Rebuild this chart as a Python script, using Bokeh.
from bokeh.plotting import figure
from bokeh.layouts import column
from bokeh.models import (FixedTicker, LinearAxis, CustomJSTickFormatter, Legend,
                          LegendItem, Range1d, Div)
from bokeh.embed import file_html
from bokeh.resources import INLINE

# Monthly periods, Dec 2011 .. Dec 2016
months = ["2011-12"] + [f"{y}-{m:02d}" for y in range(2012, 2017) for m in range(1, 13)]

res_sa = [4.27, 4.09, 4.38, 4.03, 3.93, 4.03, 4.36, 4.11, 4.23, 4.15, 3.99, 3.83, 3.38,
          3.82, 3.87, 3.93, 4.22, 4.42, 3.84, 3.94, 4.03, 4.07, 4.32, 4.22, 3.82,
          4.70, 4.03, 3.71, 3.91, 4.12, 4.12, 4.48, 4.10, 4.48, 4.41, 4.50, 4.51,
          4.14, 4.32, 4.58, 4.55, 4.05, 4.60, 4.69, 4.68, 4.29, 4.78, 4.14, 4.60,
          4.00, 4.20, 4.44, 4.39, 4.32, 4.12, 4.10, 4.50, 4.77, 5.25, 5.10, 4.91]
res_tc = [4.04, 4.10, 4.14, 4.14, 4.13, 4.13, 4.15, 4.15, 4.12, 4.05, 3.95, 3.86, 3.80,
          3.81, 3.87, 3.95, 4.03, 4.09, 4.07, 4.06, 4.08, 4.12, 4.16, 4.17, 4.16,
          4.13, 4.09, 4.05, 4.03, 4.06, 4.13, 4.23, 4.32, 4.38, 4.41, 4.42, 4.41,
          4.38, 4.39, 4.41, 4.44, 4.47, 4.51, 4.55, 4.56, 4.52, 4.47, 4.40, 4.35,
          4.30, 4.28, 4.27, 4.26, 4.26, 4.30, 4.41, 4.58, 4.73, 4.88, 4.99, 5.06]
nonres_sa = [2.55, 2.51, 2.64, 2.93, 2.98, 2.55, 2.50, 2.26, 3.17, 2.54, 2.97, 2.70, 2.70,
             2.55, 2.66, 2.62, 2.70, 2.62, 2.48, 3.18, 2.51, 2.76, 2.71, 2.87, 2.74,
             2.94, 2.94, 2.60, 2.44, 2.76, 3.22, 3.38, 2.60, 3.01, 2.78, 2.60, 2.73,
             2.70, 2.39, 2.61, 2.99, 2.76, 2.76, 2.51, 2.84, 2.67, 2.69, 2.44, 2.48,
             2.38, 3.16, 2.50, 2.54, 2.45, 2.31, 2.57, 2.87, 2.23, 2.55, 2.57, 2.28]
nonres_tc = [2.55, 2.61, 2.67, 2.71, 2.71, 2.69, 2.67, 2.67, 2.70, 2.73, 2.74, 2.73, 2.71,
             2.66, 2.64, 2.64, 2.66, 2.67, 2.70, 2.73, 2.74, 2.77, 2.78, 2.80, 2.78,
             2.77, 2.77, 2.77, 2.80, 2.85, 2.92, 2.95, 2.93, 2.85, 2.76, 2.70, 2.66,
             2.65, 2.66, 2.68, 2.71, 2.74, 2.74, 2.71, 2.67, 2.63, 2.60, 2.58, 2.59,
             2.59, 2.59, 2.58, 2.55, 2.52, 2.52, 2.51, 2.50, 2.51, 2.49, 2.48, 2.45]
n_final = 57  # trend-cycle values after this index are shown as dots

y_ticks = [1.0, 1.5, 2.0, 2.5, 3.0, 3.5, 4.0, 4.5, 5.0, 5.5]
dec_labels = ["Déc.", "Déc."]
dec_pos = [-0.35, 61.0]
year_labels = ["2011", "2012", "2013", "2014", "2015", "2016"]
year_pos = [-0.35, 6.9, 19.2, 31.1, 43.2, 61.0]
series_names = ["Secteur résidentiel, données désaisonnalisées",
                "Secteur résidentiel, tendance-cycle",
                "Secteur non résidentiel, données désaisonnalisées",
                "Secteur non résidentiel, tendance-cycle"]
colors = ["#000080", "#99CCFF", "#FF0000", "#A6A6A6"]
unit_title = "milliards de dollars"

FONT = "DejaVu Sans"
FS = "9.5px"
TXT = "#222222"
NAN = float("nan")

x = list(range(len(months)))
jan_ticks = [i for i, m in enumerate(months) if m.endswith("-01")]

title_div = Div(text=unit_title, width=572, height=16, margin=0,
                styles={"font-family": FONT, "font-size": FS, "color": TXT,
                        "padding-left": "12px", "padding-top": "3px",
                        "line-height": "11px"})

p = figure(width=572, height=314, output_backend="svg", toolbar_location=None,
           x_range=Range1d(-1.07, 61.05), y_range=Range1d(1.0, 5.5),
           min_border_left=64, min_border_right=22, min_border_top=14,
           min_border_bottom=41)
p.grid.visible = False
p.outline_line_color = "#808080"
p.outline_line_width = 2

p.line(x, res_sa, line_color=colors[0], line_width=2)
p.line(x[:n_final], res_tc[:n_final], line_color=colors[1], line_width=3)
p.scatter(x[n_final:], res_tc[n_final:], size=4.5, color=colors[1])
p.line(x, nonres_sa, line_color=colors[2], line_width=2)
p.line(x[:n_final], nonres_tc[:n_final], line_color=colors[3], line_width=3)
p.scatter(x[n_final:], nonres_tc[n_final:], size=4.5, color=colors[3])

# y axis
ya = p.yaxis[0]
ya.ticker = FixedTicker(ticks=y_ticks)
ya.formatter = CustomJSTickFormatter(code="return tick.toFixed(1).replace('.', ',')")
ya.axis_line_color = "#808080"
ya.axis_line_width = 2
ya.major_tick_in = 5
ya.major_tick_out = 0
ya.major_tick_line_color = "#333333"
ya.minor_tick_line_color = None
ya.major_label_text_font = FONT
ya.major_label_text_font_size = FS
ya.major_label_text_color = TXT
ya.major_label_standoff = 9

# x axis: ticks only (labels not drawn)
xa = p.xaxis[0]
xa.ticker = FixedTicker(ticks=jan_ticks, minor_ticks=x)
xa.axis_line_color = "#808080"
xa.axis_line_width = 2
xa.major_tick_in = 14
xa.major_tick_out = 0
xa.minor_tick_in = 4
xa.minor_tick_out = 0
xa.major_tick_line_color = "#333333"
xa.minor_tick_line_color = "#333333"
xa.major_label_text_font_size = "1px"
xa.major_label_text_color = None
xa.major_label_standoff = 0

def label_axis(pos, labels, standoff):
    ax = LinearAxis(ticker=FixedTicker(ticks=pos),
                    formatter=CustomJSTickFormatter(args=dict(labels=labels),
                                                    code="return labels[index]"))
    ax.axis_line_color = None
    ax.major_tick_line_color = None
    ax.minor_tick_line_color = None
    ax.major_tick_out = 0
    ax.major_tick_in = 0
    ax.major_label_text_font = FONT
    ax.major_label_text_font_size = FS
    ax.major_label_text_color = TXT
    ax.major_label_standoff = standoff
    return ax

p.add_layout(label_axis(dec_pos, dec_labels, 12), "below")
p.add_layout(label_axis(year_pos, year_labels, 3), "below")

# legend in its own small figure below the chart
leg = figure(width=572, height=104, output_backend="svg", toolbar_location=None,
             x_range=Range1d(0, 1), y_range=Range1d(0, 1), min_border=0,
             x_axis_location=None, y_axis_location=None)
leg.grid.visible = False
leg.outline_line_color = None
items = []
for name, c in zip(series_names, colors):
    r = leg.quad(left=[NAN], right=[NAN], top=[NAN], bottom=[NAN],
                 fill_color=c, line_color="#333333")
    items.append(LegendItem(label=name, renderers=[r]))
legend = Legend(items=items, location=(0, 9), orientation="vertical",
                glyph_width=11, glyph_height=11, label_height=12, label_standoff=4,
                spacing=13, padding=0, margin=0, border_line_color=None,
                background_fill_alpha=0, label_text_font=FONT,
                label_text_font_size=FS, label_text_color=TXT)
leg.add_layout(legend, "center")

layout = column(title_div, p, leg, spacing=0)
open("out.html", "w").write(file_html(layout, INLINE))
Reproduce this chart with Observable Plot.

====

- _Task to carry out_
Emit, unaltered, the lines from the top of the listing down through the line that holds "in range(1, 13)]"; emit nothing else.

- _Response for this exercise_
Rebuild this chart as a Python script, using Bokeh.
from bokeh.plotting import figure
from bokeh.layouts import column
from bokeh.models import (FixedTicker, LinearAxis, CustomJSTickFormatter, Legend,
                          LegendItem, Range1d, Div)
from bokeh.embed import file_html
from bokeh.resources import INLINE

# Monthly periods, Dec 2011 .. Dec 2016
months = ["2011-12"] + [f"{y}-{m:02d}" for y in range(2012, 2017) for m in range(1, 13)]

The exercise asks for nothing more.